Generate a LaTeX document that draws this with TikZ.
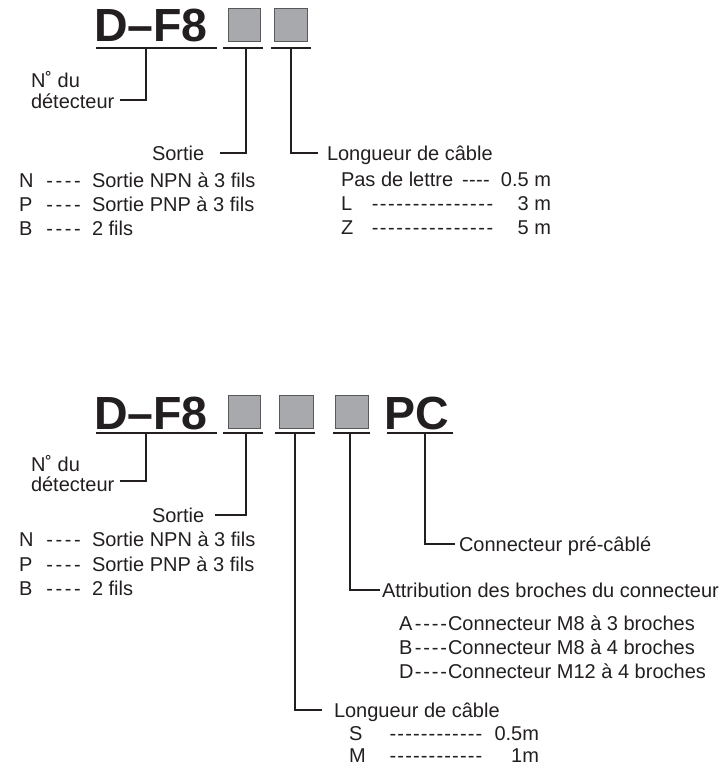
\documentclass[tikz,border=0pt]{standalone}
\usepackage{fontspec}
\setmainfont{Liberation Sans}
\definecolor{ink}{HTML}{231F20}
\definecolor{boxfill}{HTML}{A7A9AC}
\definecolor{boxline}{HTML}{58595B}
\newcommand{\dotrule}[2]{\hbox to #1{\xleaders\hbox to #2{\hss-\hss}\hfil}}
\begin{document}
\begin{tikzpicture}[x=1pt,y=-1pt,
  every node/.style={inner sep=0pt, outer sep=0pt, text=ink, font=\fontsize{20}{24}\selectfont},
  lbl/.style={anchor=base west},
  val/.style={anchor=base east},
  title/.style={anchor=base west, font=\fontsize{46.5}{50}\selectfont\bfseries},
  code/.style={draw=boxline, fill=boxfill, line width=1pt, anchor=north west},
  conn/.style={draw=ink, line width=1.3pt}]
\useasboundingbox (0,0) rectangle (722,768);

% ---------------- top diagram ----------------
\node[title] (t1) at (94,42) {D–F8};
\node[code, minimum width=32pt, minimum height=33pt] (t1a) at (228,9) {};
\node[code, minimum width=33pt, minimum height=33pt] (t1b) at (274,9) {};

\coordinate (u1a) at (96,48);  \coordinate (u1b) at (217,48);
\coordinate (u2a) at (223,48); \coordinate (u2b) at (263,48);
\coordinate (u3a) at (271,48); \coordinate (u3b) at (311,48);
\draw[conn] (u1a) -- (u1b);
\draw[conn] (u2a) -- (u2b);
\draw[conn] (u3a) -- (u3b);

\node[lbl] (tn) at (31,88) {N˚ du};
\node[lbl] (tdet) at (31,108) {détecteur};
\coordinate (tdetend) at (120,100);
\draw[conn] (146,48) |- (tdetend);

\node[lbl] (tsort) at (152,160) {Sortie};
\coordinate (tsortend) at (220,153);
\draw[conn] (246,48) |- (tsortend);

\node[lbl] (tlong) at (327,160) {Longueur de câble};
\coordinate (tlongend) at (318,153);
\draw[conn] (291,48) |- (tlongend);

\node[lbl] (tN) at (19,187) {N};
\node[lbl] (tNd) at (45,187) {\dotrule{37pt}{9.25pt}};
\node[lbl] (tNt) at (92,187) {Sortie NPN à 3 fils};
\node[lbl] (tP) at (19,211) {P};
\node[lbl] (tPd) at (45,211) {\dotrule{37pt}{9.25pt}};
\node[lbl] (tPt) at (92,211) {Sortie PNP à 3 fils};
\node[lbl] (tB) at (19,235) {B};
\node[lbl] (tBd) at (45,235) {\dotrule{37pt}{9.25pt}};
\node[lbl] (tBt) at (92,235) {2 fils};

\node[lbl] (tpas) at (341,186) {Pas de lettre};
\node[lbl] (tpasd) at (462,186) {\dotrule{28pt}{7pt}};
\node[val] (tpasv) at (551,186) {0.5 m};
\node[lbl] (tL) at (341,210) {L};
\node[lbl] (tLd) at (371,210) {\dotrule{123pt}{8.2pt}};
\node[val] (tLv) at (551,210) {3 m};
\node[lbl] (tZ) at (341,234) {Z};
\node[lbl] (tZd) at (371,234) {\dotrule{123pt}{8.2pt}};
\node[val] (tZv) at (551,234) {5 m};

% ---------------- bottom diagram ----------------
\node[title] (b1) at (94,429) {D–F8};
\node[code, minimum width=32pt, minimum height=33pt] (b1a) at (228,395) {};
\node[code, minimum width=34pt, minimum height=33pt] (b1b) at (279,395) {};
\node[code, minimum width=33pt, minimum height=33pt] (b1c) at (335,395) {};
\node[title] (bpc) at (384,429) {PC};

\draw[conn] (96,433) -- (217,433);
\draw[conn] (223,433) -- (263,433);
\draw[conn] (275,433) -- (315,433);
\draw[conn] (333,433) -- (370,433);
\draw[conn] (387,433) -- (453,433);

\node[lbl] (bn) at (31,471) {N˚ du};
\node[lbl] (bdet) at (31,491) {détecteur};
\coordinate (bdetend) at (120,481);
\draw[conn] (146,433) |- (bdetend);

\node[lbl] (bsort) at (152,522) {Sortie};
\coordinate (bsortend) at (215,515);
\draw[conn] (246,433) |- (bsortend);

\node[lbl] (bN) at (19,546) {N};
\node[lbl] (bNd) at (45,546) {\dotrule{37pt}{9.25pt}};
\node[lbl] (bNt) at (92,546) {Sortie NPN à 3 fils};
\node[lbl] (bP) at (19,571) {P};
\node[lbl] (bPd) at (45,571) {\dotrule{37pt}{9.25pt}};
\node[lbl] (bPt) at (92,571) {Sortie PNP à 3 fils};
\node[lbl] (bB) at (19,595) {B};
\node[lbl] (bBd) at (45,595) {\dotrule{37pt}{9.25pt}};
\node[lbl] (bBt) at (92,595) {2 fils};

\node[lbl] (bpre) at (459,551) {Connecteur pré-câblé};
\coordinate (bpreend) at (455,544);
\draw[conn] (425,433) |- (bpreend);

\node[lbl] (batt) at (382,597) {Attribution des broches du connecteur};
\coordinate (battend) at (380,590);
\draw[conn] (350,433) |- (battend);

\node[lbl] (bA) at (399,630) {A};
\node[lbl] (bAd) at (414,630) {\dotrule{34pt}{8.5pt}};
\node[lbl] (bAt) at (448,630) {Connecteur M8 à 3 broches};
\node[lbl] (bBB) at (399,654) {B};
\node[lbl] (bBBd) at (414,654) {\dotrule{34pt}{8.5pt}};
\node[lbl] (bBBt) at (448,654) {Connecteur M8 à 4 broches};
\node[lbl] (bD) at (399,678) {D};
\node[lbl] (bDd) at (414,678) {\dotrule{34pt}{8.5pt}};
\node[lbl] (bDt) at (448,678) {Connecteur M12 à 4 broches};

\node[lbl] (blong) at (334,717) {Longueur de câble};
\coordinate (blongend) at (322,710);
\draw[conn] (295,433) |- (blongend);

\node[lbl] (bS) at (349,740) {S};
\node[lbl] (bSd) at (389,740) {\dotrule{94pt}{7.8pt}};
\node[val] (bSv) at (539,740) {0.5m};
\node[lbl] (bM) at (349,762) {M};
\node[lbl] (bMd) at (389,762) {\dotrule{94pt}{7.8pt}};
\node[val] (bMv) at (539,762) {1m};
\end{tikzpicture}
\end{document}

++++++++

YOUR OBJECTIVE:
Write out again every line above exactly as given; the pictures do not belong in the copy.

TASK RESULT:
Generate a LaTeX document that draws this with TikZ.
\documentclass[tikz,border=0pt]{standalone}
\usepackage{fontspec}
\setmainfont{Liberation Sans}
\definecolor{ink}{HTML}{231F20}
\definecolor{boxfill}{HTML}{A7A9AC}
\definecolor{boxline}{HTML}{58595B}
\newcommand{\dotrule}[2]{\hbox to #1{\xleaders\hbox to #2{\hss-\hss}\hfil}}
\begin{document}
\begin{tikzpicture}[x=1pt,y=-1pt,
  every node/.style={inner sep=0pt, outer sep=0pt, text=ink, font=\fontsize{20}{24}\selectfont},
  lbl/.style={anchor=base west},
  val/.style={anchor=base east},
  title/.style={anchor=base west, font=\fontsize{46.5}{50}\selectfont\bfseries},
  code/.style={draw=boxline, fill=boxfill, line width=1pt, anchor=north west},
  conn/.style={draw=ink, line width=1.3pt}]
\useasboundingbox (0,0) rectangle (722,768);

% ---------------- top diagram ----------------
\node[title] (t1) at (94,42) {D–F8};
\node[code, minimum width=32pt, minimum height=33pt] (t1a) at (228,9) {};
\node[code, minimum width=33pt, minimum height=33pt] (t1b) at (274,9) {};

\coordinate (u1a) at (96,48);  \coordinate (u1b) at (217,48);
\coordinate (u2a) at (223,48); \coordinate (u2b) at (263,48);
\coordinate (u3a) at (271,48); \coordinate (u3b) at (311,48);
\draw[conn] (u1a) -- (u1b);
\draw[conn] (u2a) -- (u2b);
\draw[conn] (u3a) -- (u3b);

\node[lbl] (tn) at (31,88) {N˚ du};
\node[lbl] (tdet) at (31,108) {détecteur};
\coordinate (tdetend) at (120,100);
\draw[conn] (146,48) |- (tdetend);

\node[lbl] (tsort) at (152,160) {Sortie};
\coordinate (tsortend) at (220,153);
\draw[conn] (246,48) |- (tsortend);

\node[lbl] (tlong) at (327,160) {Longueur de câble};
\coordinate (tlongend) at (318,153);
\draw[conn] (291,48) |- (tlongend);

\node[lbl] (tN) at (19,187) {N};
\node[lbl] (tNd) at (45,187) {\dotrule{37pt}{9.25pt}};
\node[lbl] (tNt) at (92,187) {Sortie NPN à 3 fils};
\node[lbl] (tP) at (19,211) {P};
\node[lbl] (tPd) at (45,211) {\dotrule{37pt}{9.25pt}};
\node[lbl] (tPt) at (92,211) {Sortie PNP à 3 fils};
\node[lbl] (tB) at (19,235) {B};
\node[lbl] (tBd) at (45,235) {\dotrule{37pt}{9.25pt}};
\node[lbl] (tBt) at (92,235) {2 fils};

\node[lbl] (tpas) at (341,186) {Pas de lettre};
\node[lbl] (tpasd) at (462,186) {\dotrule{28pt}{7pt}};
\node[val] (tpasv) at (551,186) {0.5 m};
\node[lbl] (tL) at (341,210) {L};
\node[lbl] (tLd) at (371,210) {\dotrule{123pt}{8.2pt}};
\node[val] (tLv) at (551,210) {3 m};
\node[lbl] (tZ) at (341,234) {Z};
\node[lbl] (tZd) at (371,234) {\dotrule{123pt}{8.2pt}};
\node[val] (tZv) at (551,234) {5 m};

% ---------------- bottom diagram ----------------
\node[title] (b1) at (94,429) {D–F8};
\node[code, minimum width=32pt, minimum height=33pt] (b1a) at (228,395) {};
\node[code, minimum width=34pt, minimum height=33pt] (b1b) at (279,395) {};
\node[code, minimum width=33pt, minimum height=33pt] (b1c) at (335,395) {};
\node[title] (bpc) at (384,429) {PC};

\draw[conn] (96,433) -- (217,433);
\draw[conn] (223,433) -- (263,433);
\draw[conn] (275,433) -- (315,433);
\draw[conn] (333,433) -- (370,433);
\draw[conn] (387,433) -- (453,433);

\node[lbl] (bn) at (31,471) {N˚ du};
\node[lbl] (bdet) at (31,491) {détecteur};
\coordinate (bdetend) at (120,481);
\draw[conn] (146,433) |- (bdetend);

\node[lbl] (bsort) at (152,522) {Sortie};
\coordinate (bsortend) at (215,515);
\draw[conn] (246,433) |- (bsortend);

\node[lbl] (bN) at (19,546) {N};
\node[lbl] (bNd) at (45,546) {\dotrule{37pt}{9.25pt}};
\node[lbl] (bNt) at (92,546) {Sortie NPN à 3 fils};
\node[lbl] (bP) at (19,571) {P};
\node[lbl] (bPd) at (45,571) {\dotrule{37pt}{9.25pt}};
\node[lbl] (bPt) at (92,571) {Sortie PNP à 3 fils};
\node[lbl] (bB) at (19,595) {B};
\node[lbl] (bBd) at (45,595) {\dotrule{37pt}{9.25pt}};
\node[lbl] (bBt) at (92,595) {2 fils};

\node[lbl] (bpre) at (459,551) {Connecteur pré-câblé};
\coordinate (bpreend) at (455,544);
\draw[conn] (425,433) |- (bpreend);

\node[lbl] (batt) at (382,597) {Attribution des broches du connecteur};
\coordinate (battend) at (380,590);
\draw[conn] (350,433) |- (battend);

\node[lbl] (bA) at (399,630) {A};
\node[lbl] (bAd) at (414,630) {\dotrule{34pt}{8.5pt}};
\node[lbl] (bAt) at (448,630) {Connecteur M8 à 3 broches};
\node[lbl] (bBB) at (399,654) {B};
\node[lbl] (bBBd) at (414,654) {\dotrule{34pt}{8.5pt}};
\node[lbl] (bBBt) at (448,654) {Connecteur M8 à 4 broches};
\node[lbl] (bD) at (399,678) {D};
\node[lbl] (bDd) at (414,678) {\dotrule{34pt}{8.5pt}};
\node[lbl] (bDt) at (448,678) {Connecteur M12 à 4 broches};

\node[lbl] (blong) at (334,717) {Longueur de câble};
\coordinate (blongend) at (322,710);
\draw[conn] (295,433) |- (blongend);

\node[lbl] (bS) at (349,740) {S};
\node[lbl] (bSd) at (389,740) {\dotrule{94pt}{7.8pt}};
\node[val] (bSv) at (539,740) {0.5m};
\node[lbl] (bM) at (349,762) {M};
\node[lbl] (bMd) at (389,762) {\dotrule{94pt}{7.8pt}};
\node[val] (bMv) at (539,762) {1m};
\end{tikzpicture}
\end{document}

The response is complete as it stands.